**Requirement:** Quote the whole listing exactly. Leave the pictures out of your copy.

**Given data:**

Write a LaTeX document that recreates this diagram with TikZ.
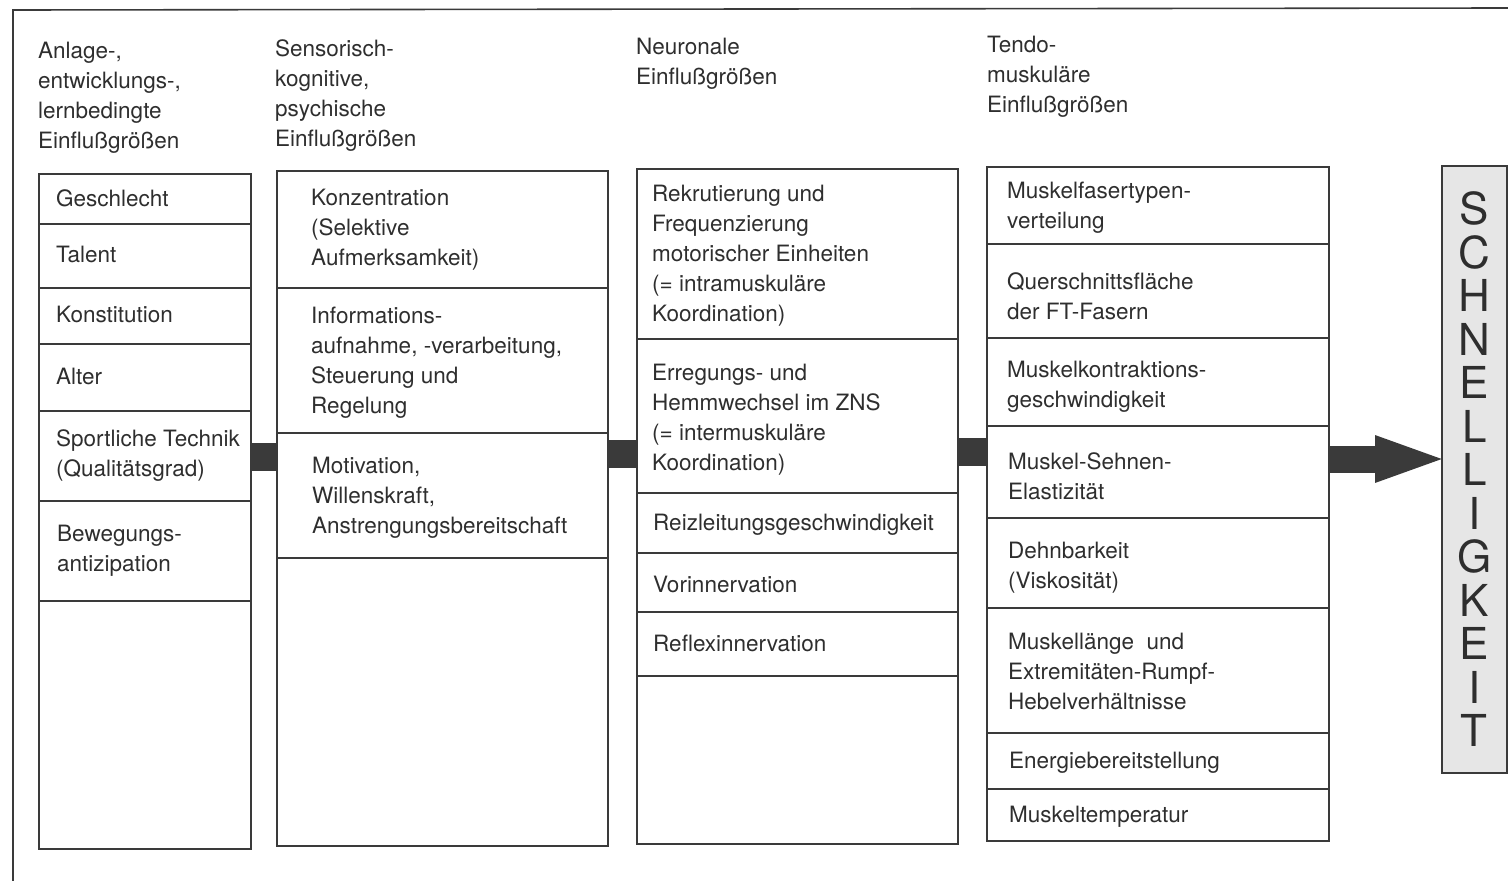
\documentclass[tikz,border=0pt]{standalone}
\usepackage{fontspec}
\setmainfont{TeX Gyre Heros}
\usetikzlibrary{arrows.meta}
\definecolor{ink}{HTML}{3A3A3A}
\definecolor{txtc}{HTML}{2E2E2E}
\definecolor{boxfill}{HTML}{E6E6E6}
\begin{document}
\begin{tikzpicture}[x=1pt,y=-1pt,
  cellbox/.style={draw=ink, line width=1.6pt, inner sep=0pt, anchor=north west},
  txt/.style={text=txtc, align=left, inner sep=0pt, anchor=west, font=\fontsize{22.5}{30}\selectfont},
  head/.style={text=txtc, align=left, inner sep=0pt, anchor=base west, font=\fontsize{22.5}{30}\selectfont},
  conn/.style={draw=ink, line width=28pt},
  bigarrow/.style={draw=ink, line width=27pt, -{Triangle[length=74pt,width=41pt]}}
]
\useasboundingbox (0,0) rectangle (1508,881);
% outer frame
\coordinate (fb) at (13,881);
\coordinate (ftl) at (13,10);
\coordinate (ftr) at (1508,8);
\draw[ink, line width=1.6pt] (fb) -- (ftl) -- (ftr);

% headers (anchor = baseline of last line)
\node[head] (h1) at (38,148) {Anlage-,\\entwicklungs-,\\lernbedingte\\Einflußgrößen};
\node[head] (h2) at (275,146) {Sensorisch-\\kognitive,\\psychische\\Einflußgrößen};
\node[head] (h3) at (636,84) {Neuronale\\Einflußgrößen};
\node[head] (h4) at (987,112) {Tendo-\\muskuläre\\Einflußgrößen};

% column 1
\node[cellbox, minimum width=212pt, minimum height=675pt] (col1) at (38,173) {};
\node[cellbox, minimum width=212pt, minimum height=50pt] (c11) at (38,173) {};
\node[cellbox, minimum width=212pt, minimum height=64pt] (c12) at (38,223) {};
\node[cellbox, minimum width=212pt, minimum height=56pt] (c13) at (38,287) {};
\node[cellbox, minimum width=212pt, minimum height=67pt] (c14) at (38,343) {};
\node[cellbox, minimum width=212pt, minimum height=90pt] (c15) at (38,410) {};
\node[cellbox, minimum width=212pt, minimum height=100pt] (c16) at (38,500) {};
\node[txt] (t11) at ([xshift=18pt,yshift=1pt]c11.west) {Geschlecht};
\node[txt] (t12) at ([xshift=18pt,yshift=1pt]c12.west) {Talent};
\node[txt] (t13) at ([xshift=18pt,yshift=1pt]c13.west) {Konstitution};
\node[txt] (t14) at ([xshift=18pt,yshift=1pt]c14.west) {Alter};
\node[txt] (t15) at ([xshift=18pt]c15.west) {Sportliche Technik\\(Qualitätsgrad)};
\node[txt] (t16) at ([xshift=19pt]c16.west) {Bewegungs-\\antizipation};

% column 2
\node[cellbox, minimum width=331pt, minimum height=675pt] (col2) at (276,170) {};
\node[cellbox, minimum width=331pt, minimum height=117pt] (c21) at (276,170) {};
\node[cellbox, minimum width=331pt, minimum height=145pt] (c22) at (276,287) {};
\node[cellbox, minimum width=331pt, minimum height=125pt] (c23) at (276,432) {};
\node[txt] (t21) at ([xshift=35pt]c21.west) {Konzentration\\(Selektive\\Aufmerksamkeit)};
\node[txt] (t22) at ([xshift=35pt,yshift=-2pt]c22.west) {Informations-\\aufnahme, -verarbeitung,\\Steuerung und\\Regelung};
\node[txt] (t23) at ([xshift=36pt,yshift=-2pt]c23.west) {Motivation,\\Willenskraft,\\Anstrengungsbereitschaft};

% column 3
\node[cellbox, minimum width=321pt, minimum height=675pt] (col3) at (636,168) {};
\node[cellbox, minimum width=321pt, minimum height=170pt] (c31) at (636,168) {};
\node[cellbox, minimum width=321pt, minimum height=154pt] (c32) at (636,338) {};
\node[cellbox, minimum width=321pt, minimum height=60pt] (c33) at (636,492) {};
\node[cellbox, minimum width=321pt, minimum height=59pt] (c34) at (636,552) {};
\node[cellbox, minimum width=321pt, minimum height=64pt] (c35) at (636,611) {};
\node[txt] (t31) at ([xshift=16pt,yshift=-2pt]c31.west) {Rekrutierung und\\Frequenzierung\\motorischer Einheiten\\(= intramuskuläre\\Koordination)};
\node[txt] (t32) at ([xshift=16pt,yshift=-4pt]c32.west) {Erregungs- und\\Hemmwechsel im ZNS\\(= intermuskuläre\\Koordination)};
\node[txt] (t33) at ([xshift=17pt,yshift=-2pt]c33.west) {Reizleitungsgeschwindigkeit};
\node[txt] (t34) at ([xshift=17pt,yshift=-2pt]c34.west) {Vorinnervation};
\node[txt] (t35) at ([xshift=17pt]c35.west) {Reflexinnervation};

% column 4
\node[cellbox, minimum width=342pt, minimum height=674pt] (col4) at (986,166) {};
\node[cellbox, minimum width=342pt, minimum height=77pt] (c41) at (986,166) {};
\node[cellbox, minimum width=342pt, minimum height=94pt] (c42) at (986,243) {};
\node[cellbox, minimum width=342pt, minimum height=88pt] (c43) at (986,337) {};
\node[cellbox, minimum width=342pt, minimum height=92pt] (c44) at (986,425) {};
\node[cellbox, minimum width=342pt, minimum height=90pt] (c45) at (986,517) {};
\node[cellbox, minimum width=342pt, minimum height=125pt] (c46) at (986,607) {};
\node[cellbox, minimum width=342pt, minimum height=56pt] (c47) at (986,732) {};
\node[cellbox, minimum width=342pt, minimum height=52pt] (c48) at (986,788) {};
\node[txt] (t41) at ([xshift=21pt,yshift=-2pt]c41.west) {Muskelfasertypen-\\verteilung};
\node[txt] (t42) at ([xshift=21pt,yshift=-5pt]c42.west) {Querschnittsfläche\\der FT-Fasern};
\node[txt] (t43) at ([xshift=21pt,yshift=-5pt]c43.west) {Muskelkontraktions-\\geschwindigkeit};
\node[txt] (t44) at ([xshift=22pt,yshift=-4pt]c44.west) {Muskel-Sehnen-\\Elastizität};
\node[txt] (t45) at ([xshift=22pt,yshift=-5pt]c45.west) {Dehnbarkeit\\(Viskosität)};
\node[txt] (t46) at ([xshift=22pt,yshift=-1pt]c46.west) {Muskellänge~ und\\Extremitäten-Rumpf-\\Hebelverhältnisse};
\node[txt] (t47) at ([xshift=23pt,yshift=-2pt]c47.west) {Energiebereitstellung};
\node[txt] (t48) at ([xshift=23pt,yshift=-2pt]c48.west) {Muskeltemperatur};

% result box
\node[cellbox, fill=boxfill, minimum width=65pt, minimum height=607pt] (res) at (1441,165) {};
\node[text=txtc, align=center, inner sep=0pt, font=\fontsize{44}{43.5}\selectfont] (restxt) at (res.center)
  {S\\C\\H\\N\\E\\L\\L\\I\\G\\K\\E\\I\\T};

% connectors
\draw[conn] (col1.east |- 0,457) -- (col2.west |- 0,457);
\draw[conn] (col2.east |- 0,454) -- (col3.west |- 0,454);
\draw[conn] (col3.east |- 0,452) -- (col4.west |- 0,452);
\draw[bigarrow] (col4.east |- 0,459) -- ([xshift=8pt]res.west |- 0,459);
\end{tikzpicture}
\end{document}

**Expected output:**
Write a LaTeX document that recreates this diagram with TikZ.
\documentclass[tikz,border=0pt]{standalone}
\usepackage{fontspec}
\setmainfont{TeX Gyre Heros}
\usetikzlibrary{arrows.meta}
\definecolor{ink}{HTML}{3A3A3A}
\definecolor{txtc}{HTML}{2E2E2E}
\definecolor{boxfill}{HTML}{E6E6E6}
\begin{document}
\begin{tikzpicture}[x=1pt,y=-1pt,
  cellbox/.style={draw=ink, line width=1.6pt, inner sep=0pt, anchor=north west},
  txt/.style={text=txtc, align=left, inner sep=0pt, anchor=west, font=\fontsize{22.5}{30}\selectfont},
  head/.style={text=txtc, align=left, inner sep=0pt, anchor=base west, font=\fontsize{22.5}{30}\selectfont},
  conn/.style={draw=ink, line width=28pt},
  bigarrow/.style={draw=ink, line width=27pt, -{Triangle[length=74pt,width=41pt]}}
]
\useasboundingbox (0,0) rectangle (1508,881);
% outer frame
\coordinate (fb) at (13,881);
\coordinate (ftl) at (13,10);
\coordinate (ftr) at (1508,8);
\draw[ink, line width=1.6pt] (fb) -- (ftl) -- (ftr);

% headers (anchor = baseline of last line)
\node[head] (h1) at (38,148) {Anlage-,\\entwicklungs-,\\lernbedingte\\Einflußgrößen};
\node[head] (h2) at (275,146) {Sensorisch-\\kognitive,\\psychische\\Einflußgrößen};
\node[head] (h3) at (636,84) {Neuronale\\Einflußgrößen};
\node[head] (h4) at (987,112) {Tendo-\\muskuläre\\Einflußgrößen};

% column 1
\node[cellbox, minimum width=212pt, minimum height=675pt] (col1) at (38,173) {};
\node[cellbox, minimum width=212pt, minimum height=50pt] (c11) at (38,173) {};
\node[cellbox, minimum width=212pt, minimum height=64pt] (c12) at (38,223) {};
\node[cellbox, minimum width=212pt, minimum height=56pt] (c13) at (38,287) {};
\node[cellbox, minimum width=212pt, minimum height=67pt] (c14) at (38,343) {};
\node[cellbox, minimum width=212pt, minimum height=90pt] (c15) at (38,410) {};
\node[cellbox, minimum width=212pt, minimum height=100pt] (c16) at (38,500) {};
\node[txt] (t11) at ([xshift=18pt,yshift=1pt]c11.west) {Geschlecht};
\node[txt] (t12) at ([xshift=18pt,yshift=1pt]c12.west) {Talent};
\node[txt] (t13) at ([xshift=18pt,yshift=1pt]c13.west) {Konstitution};
\node[txt] (t14) at ([xshift=18pt,yshift=1pt]c14.west) {Alter};
\node[txt] (t15) at ([xshift=18pt]c15.west) {Sportliche Technik\\(Qualitätsgrad)};
\node[txt] (t16) at ([xshift=19pt]c16.west) {Bewegungs-\\antizipation};

% column 2
\node[cellbox, minimum width=331pt, minimum height=675pt] (col2) at (276,170) {};
\node[cellbox, minimum width=331pt, minimum height=117pt] (c21) at (276,170) {};
\node[cellbox, minimum width=331pt, minimum height=145pt] (c22) at (276,287) {};
\node[cellbox, minimum width=331pt, minimum height=125pt] (c23) at (276,432) {};
\node[txt] (t21) at ([xshift=35pt]c21.west) {Konzentration\\(Selektive\\Aufmerksamkeit)};
\node[txt] (t22) at ([xshift=35pt,yshift=-2pt]c22.west) {Informations-\\aufnahme, -verarbeitung,\\Steuerung und\\Regelung};
\node[txt] (t23) at ([xshift=36pt,yshift=-2pt]c23.west) {Motivation,\\Willenskraft,\\Anstrengungsbereitschaft};

% column 3
\node[cellbox, minimum width=321pt, minimum height=675pt] (col3) at (636,168) {};
\node[cellbox, minimum width=321pt, minimum height=170pt] (c31) at (636,168) {};
\node[cellbox, minimum width=321pt, minimum height=154pt] (c32) at (636,338) {};
\node[cellbox, minimum width=321pt, minimum height=60pt] (c33) at (636,492) {};
\node[cellbox, minimum width=321pt, minimum height=59pt] (c34) at (636,552) {};
\node[cellbox, minimum width=321pt, minimum height=64pt] (c35) at (636,611) {};
\node[txt] (t31) at ([xshift=16pt,yshift=-2pt]c31.west) {Rekrutierung und\\Frequenzierung\\motorischer Einheiten\\(= intramuskuläre\\Koordination)};
\node[txt] (t32) at ([xshift=16pt,yshift=-4pt]c32.west) {Erregungs- und\\Hemmwechsel im ZNS\\(= intermuskuläre\\Koordination)};
\node[txt] (t33) at ([xshift=17pt,yshift=-2pt]c33.west) {Reizleitungsgeschwindigkeit};
\node[txt] (t34) at ([xshift=17pt,yshift=-2pt]c34.west) {Vorinnervation};
\node[txt] (t35) at ([xshift=17pt]c35.west) {Reflexinnervation};

% column 4
\node[cellbox, minimum width=342pt, minimum height=674pt] (col4) at (986,166) {};
\node[cellbox, minimum width=342pt, minimum height=77pt] (c41) at (986,166) {};
\node[cellbox, minimum width=342pt, minimum height=94pt] (c42) at (986,243) {};
\node[cellbox, minimum width=342pt, minimum height=88pt] (c43) at (986,337) {};
\node[cellbox, minimum width=342pt, minimum height=92pt] (c44) at (986,425) {};
\node[cellbox, minimum width=342pt, minimum height=90pt] (c45) at (986,517) {};
\node[cellbox, minimum width=342pt, minimum height=125pt] (c46) at (986,607) {};
\node[cellbox, minimum width=342pt, minimum height=56pt] (c47) at (986,732) {};
\node[cellbox, minimum width=342pt, minimum height=52pt] (c48) at (986,788) {};
\node[txt] (t41) at ([xshift=21pt,yshift=-2pt]c41.west) {Muskelfasertypen-\\verteilung};
\node[txt] (t42) at ([xshift=21pt,yshift=-5pt]c42.west) {Querschnittsfläche\\der FT-Fasern};
\node[txt] (t43) at ([xshift=21pt,yshift=-5pt]c43.west) {Muskelkontraktions-\\geschwindigkeit};
\node[txt] (t44) at ([xshift=22pt,yshift=-4pt]c44.west) {Muskel-Sehnen-\\Elastizität};
\node[txt] (t45) at ([xshift=22pt,yshift=-5pt]c45.west) {Dehnbarkeit\\(Viskosität)};
\node[txt] (t46) at ([xshift=22pt,yshift=-1pt]c46.west) {Muskellänge~ und\\Extremitäten-Rumpf-\\Hebelverhältnisse};
\node[txt] (t47) at ([xshift=23pt,yshift=-2pt]c47.west) {Energiebereitstellung};
\node[txt] (t48) at ([xshift=23pt,yshift=-2pt]c48.west) {Muskeltemperatur};

% result box
\node[cellbox, fill=boxfill, minimum width=65pt, minimum height=607pt] (res) at (1441,165) {};
\node[text=txtc, align=center, inner sep=0pt, font=\fontsize{44}{43.5}\selectfont] (restxt) at (res.center)
  {S\\C\\H\\N\\E\\L\\L\\I\\G\\K\\E\\I\\T};

% connectors
\draw[conn] (col1.east |- 0,457) -- (col2.west |- 0,457);
\draw[conn] (col2.east |- 0,454) -- (col3.west |- 0,454);
\draw[conn] (col3.east |- 0,452) -- (col4.west |- 0,452);
\draw[bigarrow] (col4.east |- 0,459) -- ([xshift=8pt]res.west |- 0,459);
\end{tikzpicture}
\end{document}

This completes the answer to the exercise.